The Australian mining company MRC and all the criminals in high positions who are eager to cut their piece of our land and fill their pockets with blood money, shall know this:
The Amadiba coastal community will not be intimidated into submission.
Imining ayiphumeleli!
We appeal to democratic South Africans to support our community and stand by us in this terrible moment.

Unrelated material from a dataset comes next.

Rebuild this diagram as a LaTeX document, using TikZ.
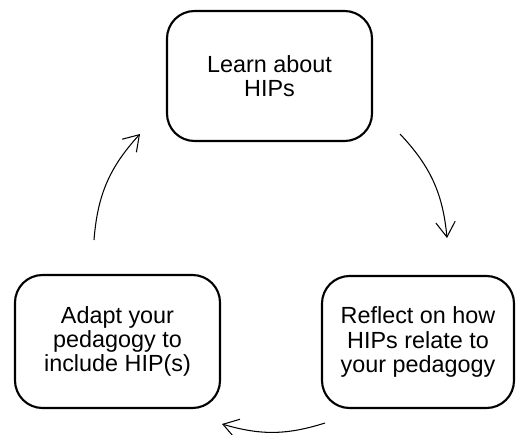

Amadiba Crisis Committee (ACC):
Mzamo Dlamini 072 194 0949; Nonhle Mbuthuma 076 3592982
The Umgungundlovu Traditional Authority and the ACC are represented by Richard Spoor Inc. in Johannesburg and LRC in Cape Town and Pietermaritzburg. For legal issues in the coastal Amadiba community struggle against mining: Henk Smith 0832661770, Thabiso Mbhense 0711099340 and Richard Spoor 0836271722.
Notes:
[1] While a mining right was awarded in 2008, this right was suspended four months later and withdrawn in 2011 after residents lodged an appeal. A new application for a mining right was filed by MRC's local subsidiary with the Department of Mineral Resources on 3 March 2015, and members of the Umgungundlovu community have approached the High Court interdicting the Minister of Mineral Resources from awarding the mining right until copies of the application have been made available to the community for consultation. Should the project go ahead, the mining would reportedly displace more than 200 households. The Umgungundlovu Traditional Authority and the Amadiba Crisis Commitee are represented by attorneys Richard Spoor Inc. in Johannesburg and the Legal Resources Centre in Cape Town and Pietermaritzburg.
[2] The attack on Rhadebe and the Amadiba Crisis Commitee is not an isolated incident. Last week, the Mpukunyoni community members in KwaZulu-Natal marched to the Mpukunyoni Traditional Council offices in protest against the fact that the Somkhele Coal Mine (operated by Petmin's wholly-owned subsidiary Tendele Coal Mining and their traditional leadership) provides no benefits to the community, but the community has to bear all the negative environmental impacts on their water, arable land and grazing fields for their livestock caused by the mining operations. That evening, attackers entered the compound of Bongani Pearce, Chairman of the Mpukunyoni Community Property Association and fired gun shots. Pearce found the community office with broken windows and his truck ablaze.